Armelle, Uruguay

El campamento

Armelle nous raconte dans ce récit les camps avec les jeunes filles de son quartier, un camp pour apprendre à les aimer en suivant l’exemple de ses sœurs de communauté.

Cet été en février, nous avons eu la joie de pouvoir organiser deux camps d’été, un pour les garçons et un pour les filles. Nous sommes allés à la Floresta, une station balnéaire à l’est de Montevideo. La préparation fut intense : trouver un thème, des activités, établir un budget, un programme, penser aux menus… Quelle frénésie les derniers jours avant le camp !

Au cours du séjour, les filles apprirent à se connaître et créèrent de belles nouvelles amitiés. Il y eut aussi quelques crêpages de chignons… A certains moments, ce fut un vrai défi pour moi de garder mon calme… Mathilde me dit : « Parfois le comportement des filles me fait mal : leurs insultes, la violence de leurs mots… Mais plus encore, c’est la violence de leur réalité qui me fait mal. Toutes les souffrances qu’elles ont vécues ou qu’elles vivent en ce moment. »

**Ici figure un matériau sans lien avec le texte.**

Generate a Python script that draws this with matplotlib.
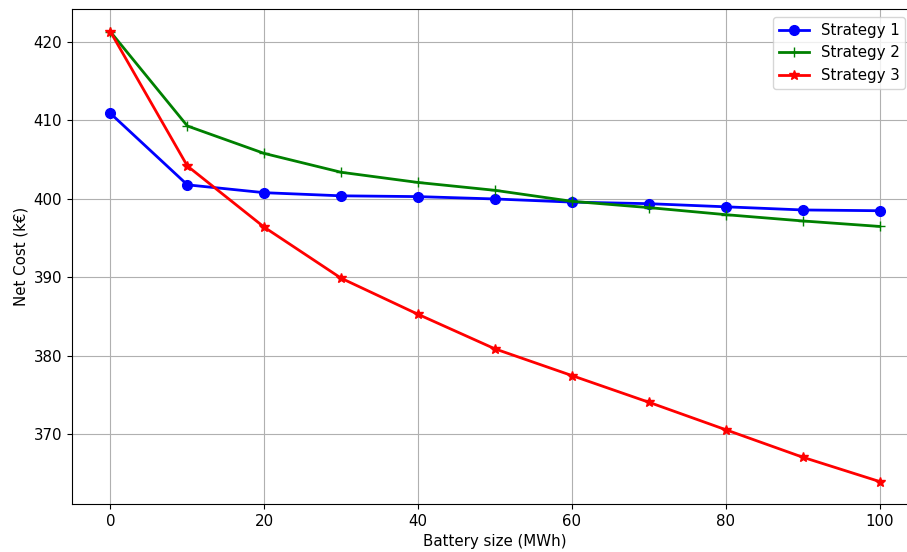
import numpy as np
import matplotlib
matplotlib.use("Agg")
import matplotlib.pyplot as plt

battery = [0, 10, 20, 30, 40, 50, 60, 70, 80, 90, 100]
strategy1 = [410.9, 401.8, 400.8, 400.4, 400.3, 400.0, 399.6, 399.4, 399.0, 398.6, 398.5]
strategy2 = [421.3, 409.3, 405.8, 403.4, 402.1, 401.1, 399.7, 398.9, 398.0, 397.2, 396.5]
strategy3 = [421.3, 404.2, 396.4, 389.9, 385.3, 380.9, 377.5, 374.1, 370.6, 367.1, 364.0]

plt.rcParams['font.size'] = 10.8

fig = plt.figure(figsize=(9.07, 5.52), dpi=100)
# axes runs slightly past the right edge, like the cropped original
ax = fig.add_axes([72/907, 48/552, 846/907, 494.7/552])
ax.plot(battery, strategy1, color='b', marker='o', lw=2, ms=7, label='Strategy 1')
ax.plot(battery, strategy2, color='g', marker='+', lw=2, ms=7, label='Strategy 2')
ax.plot(battery, strategy3, color='r', marker='*', lw=2, ms=7, label='Strategy 3')
ax.spines['right'].set_visible(False)
ax.grid(True)
ax.set_xlabel("Battery size (MWh)")
ax.set_ylabel("Net Cost (k€)")
ax.legend(loc='upper right', bbox_to_anchor=(0.994, 1.0))
fig.savefig("out.png", dpi=100)
plt.close()
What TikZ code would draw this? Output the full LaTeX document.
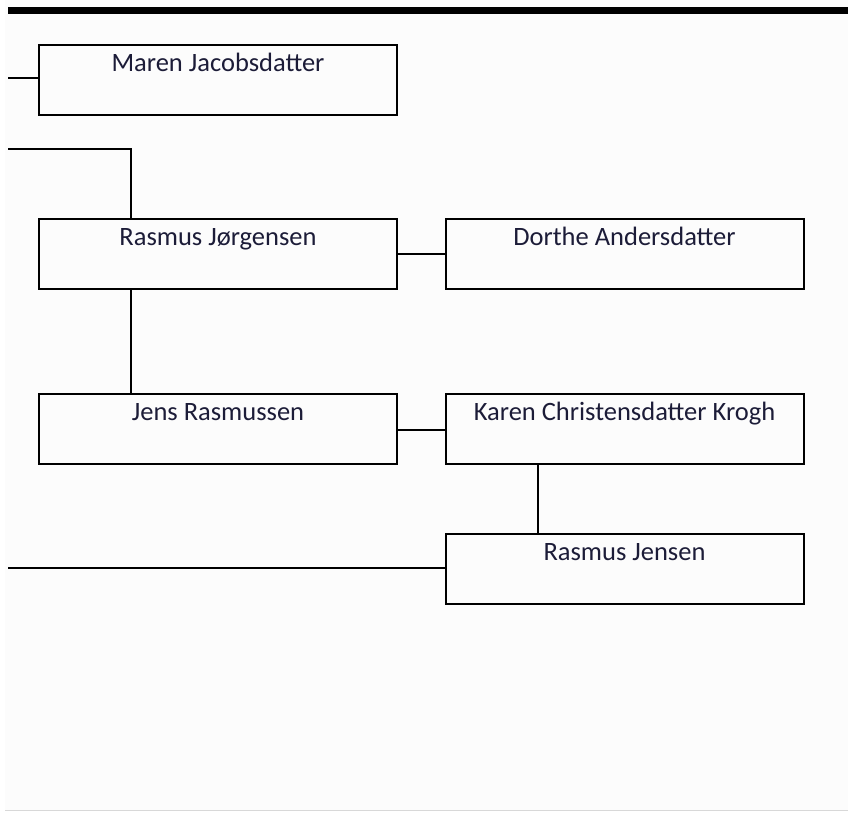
\documentclass[tikz,border=0pt]{standalone}
\usepackage{fontspec}
\setmainfont{Carlito}
\definecolor{bg}{HTML}{FCFCFC}
\definecolor{txt}{HTML}{1C1C38}
\definecolor{rule}{HTML}{D8D8D8}
\begin{document}
\begin{tikzpicture}[x=1pt,y=-1pt,
  person/.style={draw=black, line width=2pt, fill=bg, minimum width=358pt, minimum height=70pt, inner sep=0pt, outer sep=0pt},
  pname/.style={anchor=base, text=txt, font=\fontsize{26.5}{30}\selectfont, inner sep=0pt},
  link/.style={draw=black, line width=2pt}]
\useasboundingbox (0,0) rectangle (848,812);
\fill[white] (0,0) rectangle (848,812);
\fill[bg] (5,0) rectangle (848,810);
\draw[rule, line width=1.5pt] (5,810.5) -- (848,810.5);
\fill[black] (8,7) rectangle (848,14);
% boxes
\node[person] (maren) at (218,79.5) {};
\node[person] (rasmusj) at (218,254) {};
\node[person] (dorthe) at (624.5,254) {};
\node[person] (jens) at (218,429) {};
\node[person] (karen) at (624.5,429) {};
\node[person] (rasmusjen) at (624.5,568.5) {};
% names
\node[pname] at ([yshift=-26.5pt]maren.north) {Maren Jacobsdatter};
\node[pname] at ([yshift=-26.5pt]rasmusj.north) {Rasmus Jørgensen};
\node[pname] at ([yshift=-26.5pt]dorthe.north) {Dorthe Andersdatter};
\node[pname] at ([yshift=-26.5pt]jens.north) {Jens Rasmussen};
\node[pname] at ([yshift=-26.5pt]karen.north) {Karen Christensdatter Krogh};
\node[pname] at ([yshift=-26.5pt]rasmusjen.north) {Rasmus Jensen};
% free ends
\coordinate (e1) at (8,78);
\coordinate (e2) at (8,148.5);
\coordinate (e3) at (8,568);
% connectors
\draw[link] (e1) -- (e1 -| maren.west);
\draw[link] (e2) -| (rasmusj.north -| 131,0);
\draw[link] (rasmusj.east) -- (dorthe.west);
\draw[link] (rasmusj.south -| 131,0) -- (jens.north -| 131,0);
\draw[link] ([yshift=-1pt]jens.east) -- ([yshift=-1pt]karen.west);
\draw[link] (karen.south -| 538,0) -- (rasmusjen.north -| 538,0);
\draw[link] (e3) -- (e3 -| rasmusjen.west);
\end{tikzpicture}
\end{document}
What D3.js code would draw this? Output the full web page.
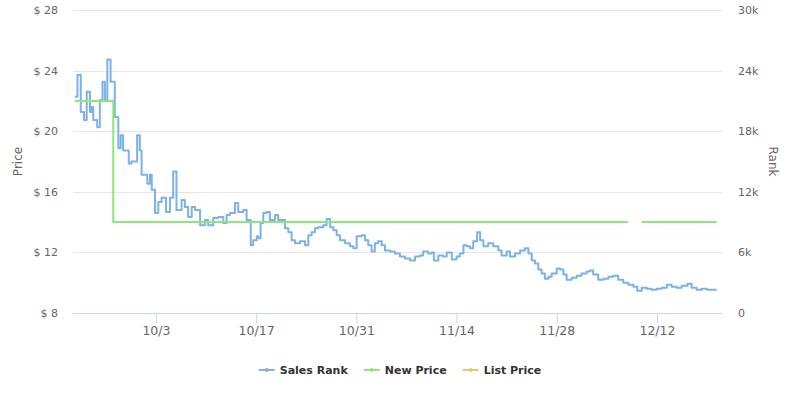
<!DOCTYPE html>
<html>
<head>
<meta charset="utf-8">
<script src="https://cdn.jsdelivr.net/npm/d3@7"></script>
<style>
  body { margin: 0; background: #fff; }
  svg { display: block; font-family: "DejaVu Sans", sans-serif; }
  .grid line { stroke: #e6e6e6; stroke-width: 1; }
  .tick-label { fill: #666; font-size: 11px; }
  .x-label { fill: #666; font-size: 12.5px; }
  .axis-title { fill: #666; font-size: 12px; }
  .legend-text { fill: #333; font-size: 11px; font-weight: bold; }
</style>
</head>
<body>
<svg id="chart" width="791" height="399"></svg>
<script>
// x axis range and ticks (month-day T hour)
var xDomain = ["09-21T10", "12-21T02"];
var xTicks = ["10-03T00", "10-17T00", "10-31T00", "11-14T00", "11-28T00", "12-12T00"];
var priceTicks = [8, 12, 16, 20, 24, 28];
var rankTicks = [0, 6000, 12000, 18000, 24000, 30000];

// Sales Rank
var rankDates = [
  "09-21T16","09-22T01","09-22T12","09-22T23","09-23T08","09-23T19","09-24T00","09-24T06",
  "09-24T19","09-25T04","09-25T13","09-25T21","09-26T05","09-26T16","09-27T06","09-27T18",
  "09-28T02","09-28T10","09-29T05","09-29T14","09-30T09","09-30T18","10-01T00","10-01T19",
  "10-02T04","10-02T10","10-02T21","10-03T08","10-03T19","10-04T10","10-04T23","10-05T10",
  "10-05T21","10-06T14","10-07T01","10-07T12","10-08T00","10-08T11","10-09T04","10-09T20",
  "10-10T07","10-11T00","10-11T17","10-12T10","10-12T21","10-13T08","10-14T01","10-14T12",
  "10-15T05","10-15T16","10-16T06","10-16T14","10-17T02","10-17T07","10-17T15","10-18T00",
  "10-18T11","10-18T22","10-19T15","10-20T02","10-20T14","10-21T01","10-21T12","10-21T23",
  "10-22T10","10-23T03","10-23T20","10-24T07","10-24T18","10-25T05","10-25T16","10-26T09",
  "10-26T20","10-27T08","10-27T19","10-28T06","10-28T17","10-29T10","10-30T03","10-30T14",
  "10-31T01","10-31T18","11-01T05","11-01T16","11-02T03","11-02T14","11-03T01","11-03T13",
  "11-04T00","11-04T17","11-05T09","11-06T02","11-06T19","11-07T12","11-08T05","11-08T21",
  "11-09T08","11-10T01","11-10T13","11-10T20","11-11T11","11-12T03","11-12T15","11-13T08",
  "11-14T00","11-14T11","11-14T23","11-15T10","11-15T21","11-16T08","11-16T21","11-17T07",
  "11-17T18","11-18T10","11-19T03","11-19T20","11-20T07","11-21T00","11-21T11","11-22T04",
  "11-22T21","11-23T13","11-24T01","11-24T12","11-24T23","11-25T10","11-25T21","11-26T08",
  "11-26T20","11-27T07","11-28T00","11-28T11","11-28T22","11-29T09","11-30T02","11-30T19",
  "12-01T11","12-02T04","12-02T15","12-03T02","12-03T19","12-04T12","12-05T05","12-05T21",
  "12-06T14","12-07T07","12-08T00","12-08T17","12-09T06","12-09T21","12-10T14","12-11T06",
  "12-11T23","12-12T16","12-13T09","12-14T01","12-14T18","12-15T11","12-16T06","12-16T20",
  "12-17T13","12-18T06","12-18T23","12-19T16","12-20T08"
];
var rankValues = [
  21400,23600,19900,19100,21900,19900,20400,19100,
  18400,21100,22900,21100,25100,22900,19400,16300,
  17600,16100,14800,15000,17600,16100,13700,12800,
  13700,12200,9900,11000,11400,10000,11400,14000,
  10200,11200,10500,9500,10500,10200,8700,9200,
  8700,9400,9500,8900,9700,9900,10900,10000,
  10200,9200,6700,7200,7600,7400,8900,9900,
  10000,9200,9700,9200,9200,8400,8000,7200,
  6900,7100,6700,7700,8000,8400,8500,8700,
  9300,8500,8200,7700,7200,6900,6600,6400,
  7600,7700,7200,6700,6100,6900,7100,6700,
  6200,6100,5900,5600,5400,5200,5600,5700,
  6100,5900,6000,5200,5700,5600,6000,5300,
  5600,5900,6700,6600,6400,7100,8000,7200,
  6600,6900,6600,6200,5700,6100,5600,5900,
  6200,6400,5900,5200,4900,4300,3900,3400,
  3600,3900,4400,4300,3800,3300,3500,3700,
  3900,4100,4200,3800,3300,3400,3600,3700,
  3300,3000,2800,2600,2200,2500,2400,2300,
  2400,2500,2800,2600,2500,2700,2900,2500,
  2300,2400,2300,2300,2300
];

// New Price (null = no offer)
var newPriceDates = ["09-21T16", "09-27T01", "12-07T23", "12-08T12", "12-09T21", "12-20T08"];
var newPriceValues = [22, 14, 14, null, 14, 14];

// List Price has no points in this range
var listPriceDates = [];
var listPriceValues = [];

var seriesNames = ["Sales Rank", "New Price", "List Price"];
var seriesColors = ["#7cb2e8", "#8fe47c", "#d6d36a"];

(function(){
  var parse = d3.utcParse("%m-%dT%H");
  var svg = d3.select("#chart");

  var plotLeft = 73, plotRight = 722, plotTop = 10, plotBottom = 313;

  var x = d3.scaleUtc().domain(xDomain.map(parse)).range([plotLeft, plotRight]);
  var yPrice = d3.scaleLinear().domain([8, 28]).range([plotBottom, plotTop]);
  var yRank = d3.scaleLinear().domain([0, 30000]).range([plotBottom, plotTop]);

  // grid
  var grid = svg.append("g").attr("class", "grid");
  grid.selectAll("line")
    .data(priceTicks.slice(1))
    .enter().append("line")
    .attr("x1", plotLeft).attr("x2", plotRight)
    .attr("y1", function(d){ return Math.round(yPrice(d)) + 0.5; })
    .attr("y2", function(d){ return Math.round(yPrice(d)) + 0.5; });

  // x axis
  var xAxis = svg.append("g")
    .attr("transform", "translate(0," + (plotBottom + 0.5) + ")")
    .call(d3.axisBottom(x)
      .tickValues(xTicks.map(parse))
      .tickSize(10)
      .tickPadding(3)
      .tickFormat(d3.utcFormat("%-m/%-d")));
  xAxis.select(".domain").attr("stroke", "#ccd6eb").attr("d", "M" + plotLeft + ",0H" + plotRight);
  xAxis.selectAll(".tick line").attr("stroke", "#ccd6eb");
  xAxis.selectAll(".tick text").attr("class", "x-label").attr("fill", null);
  xAxis.attr("font-family", null).attr("font-size", null);

  // left axis
  var yAxisL = svg.append("g")
    .attr("transform", "translate(" + (plotLeft - 15) + ",0)")
    .call(d3.axisLeft(yPrice).tickValues(priceTicks).tickSize(0)
      .tickFormat(function(d){ return "$ " + d; }));
  yAxisL.select(".domain").remove();
  yAxisL.selectAll("text").attr("class", "tick-label").attr("fill", null).attr("x", 0);
  yAxisL.attr("font-family", null).attr("font-size", null);

  // right axis
  var yAxisR = svg.append("g")
    .attr("transform", "translate(" + (plotRight + 16) + ",0)")
    .call(d3.axisRight(yRank).tickValues(rankTicks).tickSize(0)
      .tickFormat(function(d){ return d === 0 ? "0" : (d / 1000) + "k"; }));
  yAxisR.select(".domain").remove();
  yAxisR.selectAll("text").attr("class", "tick-label").attr("fill", null).attr("x", 0);
  yAxisR.attr("font-family", null).attr("font-size", null);

  // axis titles
  svg.append("text").attr("class", "axis-title")
    .attr("transform", "translate(22," + ((plotTop + plotBottom) / 2) + ") rotate(-90)")
    .attr("text-anchor", "middle").text("Price");
  svg.append("text").attr("class", "axis-title")
    .attr("transform", "translate(769," + ((plotTop + plotBottom) / 2) + ") rotate(90)")
    .attr("text-anchor", "middle").text("Rank");

  // series
  var plot = svg.append("g");

  var rankLine = d3.line()
    .curve(d3.curveStepAfter)
    .x(function(d){ return x(d[0]); })
    .y(function(d){ return yRank(d[1]); });
  plot.append("path")
    .datum(rankDates.map(function(d, i){ return [parse(d), rankValues[i]]; }))
    .attr("d", rankLine)
    .attr("fill", "none")
    .attr("stroke", seriesColors[0])
    .attr("stroke-width", 2)
    .attr("stroke-linejoin", "round");

  var priceLine = d3.line()
    .curve(d3.curveStepAfter)
    .defined(function(d){ return d[1] != null; })
    .x(function(d){ return x(d[0]); })
    .y(function(d){ return yPrice(d[1]); });
  plot.append("path")
    .datum(newPriceDates.map(function(d, i){ return [parse(d), newPriceValues[i]]; }))
    .attr("d", priceLine)
    .attr("fill", "none")
    .attr("stroke", seriesColors[1])
    .attr("stroke-width", 2);
  plot.append("path")
    .datum(listPriceDates.map(function(d, i){ return [parse(d), listPriceValues[i]]; }))
    .attr("d", priceLine)
    .attr("fill", "none")
    .attr("stroke", seriesColors[2])
    .attr("stroke-width", 2);

  // legend
  var legend = svg.append("g").attr("transform", "translate(0,370)");
  var items = legend.selectAll("g").data(seriesNames).enter().append("g");
  items.append("line")
    .attr("x1", 0).attr("x2", 16).attr("y1", 0).attr("y2", 0)
    .attr("stroke", function(d, i){ return seriesColors[i]; })
    .attr("stroke-width", 2);
  items.append("circle")
    .attr("cx", 8).attr("cy", 0).attr("r", 2)
    .attr("fill", function(d, i){ return seriesColors[i]; });
  items.append("text")
    .attr("class", "legend-text")
    .attr("x", 21).attr("y", 4)
    .text(function(d){ return d; });

  var widths = [];
  items.each(function(){ widths.push(21 + this.querySelector("text").getComputedTextLength()); });
  var gap = 16;
  var total = d3.sum(widths) + gap * (widths.length - 1);
  var start = 400 - total / 2;
  items.attr("transform", function(d, i){
    return "translate(" + (start + d3.sum(widths.slice(0, i)) + gap * i) + ",0)";
  });
})();
</script>
</body>
</html>
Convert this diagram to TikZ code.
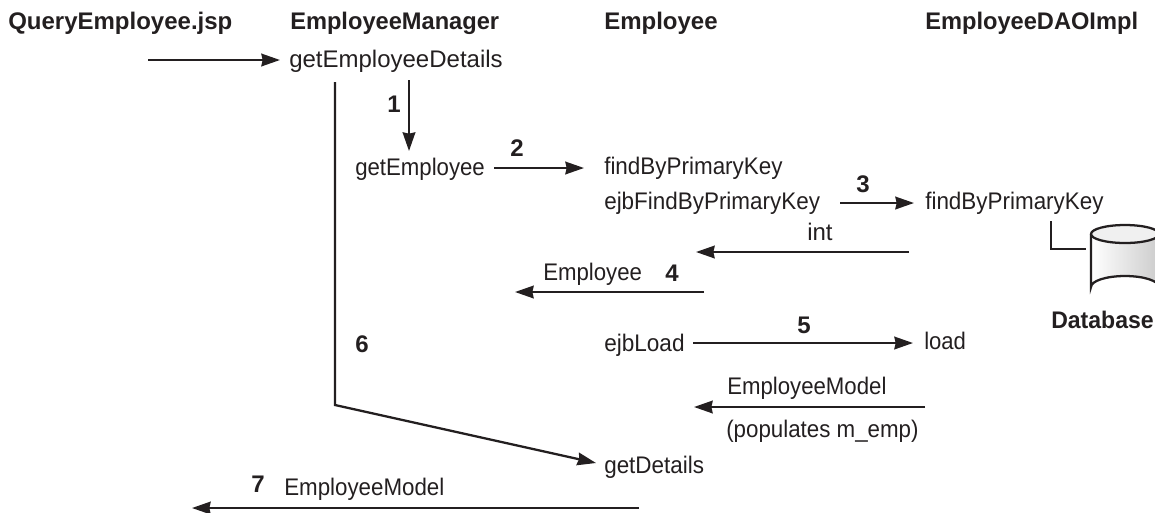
\documentclass[tikz,border=0pt]{standalone}
\usepackage{fontspec}
\setmainfont{Liberation Sans}
\usetikzlibrary{arrows.meta}
\definecolor{ink}{HTML}{231F20}
\newcommand{\nar}[2]{\scalebox{#1}[1]{#2}}
\tikzset{
 lbl/.style={inner sep=0pt,anchor=base west,text=ink,font=\fontsize{18}{20}\selectfont},
 hd/.style={lbl,font=\fontsize{18}{20}\selectfont\bfseries},
 conn/.style={draw=ink,line width=1.7pt,-{Stealth[length=14pt,width=9.5pt,inset=1pt]}},
 wire/.style={draw=ink,line width=1.7pt}
}
\begin{document}
\begin{tikzpicture}[x=0.75pt,y=-0.75pt]
\useasboundingbox (0,0) rectangle (1155,512);
\node[hd] (h1) at (8,29) {QueryEmployee.jsp};
\node[hd] (h2) at (290,29) {\nar{0.985}{EmployeeManager}};
\node[hd] (h3) at (604,29) {Employee};
\node[hd] (h4) at (925,29) {\nar{0.985}{EmployeeDAOImpl}};
\node[lbl] (gd) at (289,67) {getEmployeeDetails};
\node[lbl] (ge) at (355,175) {\nar{0.925}{getEmployee}};
\node[lbl] (fp) at (604,174) {\nar{0.935}{findByPrimaryKey}};
\node[lbl] (ef) at (604,209) {\nar{0.935}{ejbFindByPrimaryKey}};
\node[lbl] (fd) at (925,209) {\nar{0.935}{findByPrimaryKey}};
\node[lbl] (int) at (807,240) {int};
\node[lbl] (emp) at (543,280) {\nar{0.925}{Employee}};
\node[lbl] (el) at (604,351) {\nar{0.94}{ejbLoad}};
\node[lbl] (lo) at (924,349) {\nar{0.92}{load}};
\node[lbl] (em) at (727,394) {\nar{0.925}{EmployeeModel}};
\node[lbl] (pop) at (726,437) {\nar{0.93}{(populates m\_emp)}};
\node[lbl] (gt) at (604,473) {\nar{0.935}{getDetails}};
\node[lbl] (em2) at (284,495) {\nar{0.93}{EmployeeModel}};
\node[hd] (n1) at (387,112) {1};
\node[hd] (n2) at (510,156) {2};
\node[hd] (n3) at (856,192) {3};
\node[hd] (n4) at (665,281) {4};
\node[hd] (n5) at (797,333) {5};
\node[hd] (n6) at (355,352) {6};
\node[hd] (n7) at (251,492) {7};
\node[hd] (db) at (1051,328) {\nar{0.96}{Database}};
\coordinate (a1) at (148,60);
\coordinate (b1) at (280,60);
\draw[conn] (a1) -- (b1);
\draw[conn] (409,80) coordinate (a2) -- (409,151) coordinate (b2);
\draw[conn] (494,168) coordinate (a3) -- (584,168) coordinate (b3);
\draw[conn] (840,203) coordinate (a4) -- (914,203) coordinate (b4);
\draw[conn] (909,252) coordinate (a5) -- (696,252) coordinate (b5);
\draw[conn] (704,292) coordinate (a6) -- (515,292) coordinate (b6);
\draw[conn] (693,343) coordinate (a7) -- (913,343) coordinate (b7);
\draw[conn] (925,407) coordinate (a8) -- (694,407) coordinate (b8);
\draw[conn] (335,82) coordinate (a9) -- (335,405) -- (596,463) coordinate (b9);
\draw[conn] (639,508) coordinate (a10) -- (192,508) coordinate (b10);
\draw[wire] (1051,221) coordinate (w1) -- (1051,249) -- (1086,249) coordinate (w2);
\path[left color=white,right color=gray!40] (1091,234) -- (1091,287) arc[start angle=180,end angle=360,x radius=34,y radius=11] -- (1159,234) -- cycle;
\draw[ink,line width=1.7pt] (1091,234) -- (1091,287) arc[start angle=180,end angle=360,x radius=34,y radius=11] -- (1159,234);
\draw[ink,line width=1.7pt,fill=gray!12] (1125,234) ellipse[x radius=34,y radius=9];
\end{tikzpicture}
\end{document}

La réalité du barrio me frappa alors en plein visage. Toutes vivent dans un quartier mal famé, parfois dangereux. Et chacune a ses propres problèmes : tensions dans les relations fraternelles, seule à l’école, perte d’un des parents… Et moi dans tout ça, je n’étais pas venue pour leur faire la morale, leur inculquer les bonnes manières, ou comment être obéissante. Non, j’étais venue jusqu’ici pour les aimer telles qu’elles sont.

Pouvoir observer mes sœurs de communauté, Ana et Mathilde, m’aida beaucoup lors du camp. Que de patience, de concessions, de fermeté et d’amour ! Beaucoup d’amour. Là où je m’arrête souvent dans une relation « donnant-donnant » en amitié, je pus voir la gratuité de l’Amour. Alors que certaines se comportaient parfois de manière exaspérante, je pouvais voir l’amour que leur portaient Mathilde et Ana. Elles ne cherchaient pas à plaire aux filles et à se faire aimer d’elles à tout prix. Elles cherchaient toujours ce dont avait besoin telle ou telle fille et ce qui la ferait grandir : un service à rendre, un rôle important lors d’un jeu, une sanction, un temps calme, un câlin… Toujours dans le but d’éduquer avec amour et patience.

Et que de patience avaient-elles avec Nara ! Nara… Nara a sa manière bien particulière de s’exprimer. Nara ne parle pas, elle crie. A la plage, lors des jeux, dans le dortoir… et même à table, durant le repas. Car Nara tient à ce qu’on l’entende et qu’on l’écoute, en toutes circonstances.

« Nara est un cri » me dit Mathilde, « toute sa vie est un cri ». Cri de révolte contre l’injustice et la violence qui l’entourent, cri d’une personne assoiffée : sa gorge desséchée d’avoir tant crié et son cœur aride, avide d’eau vive. Petit cœur blessé qui crie dans le désert, à la recherche d’une oasis.

Bref, vous l’aurez compris, Nara toute entière est un cri. Cri que l’on a parfois la tentation de faire taire, car il dérange. Cri que l’on tente parfois de couvrir en criant plus fort. Cri qu’il faut écouter et soif qu’il faut apaiser, blessures qu’il faut panser. Et une personne à aimer, Nara.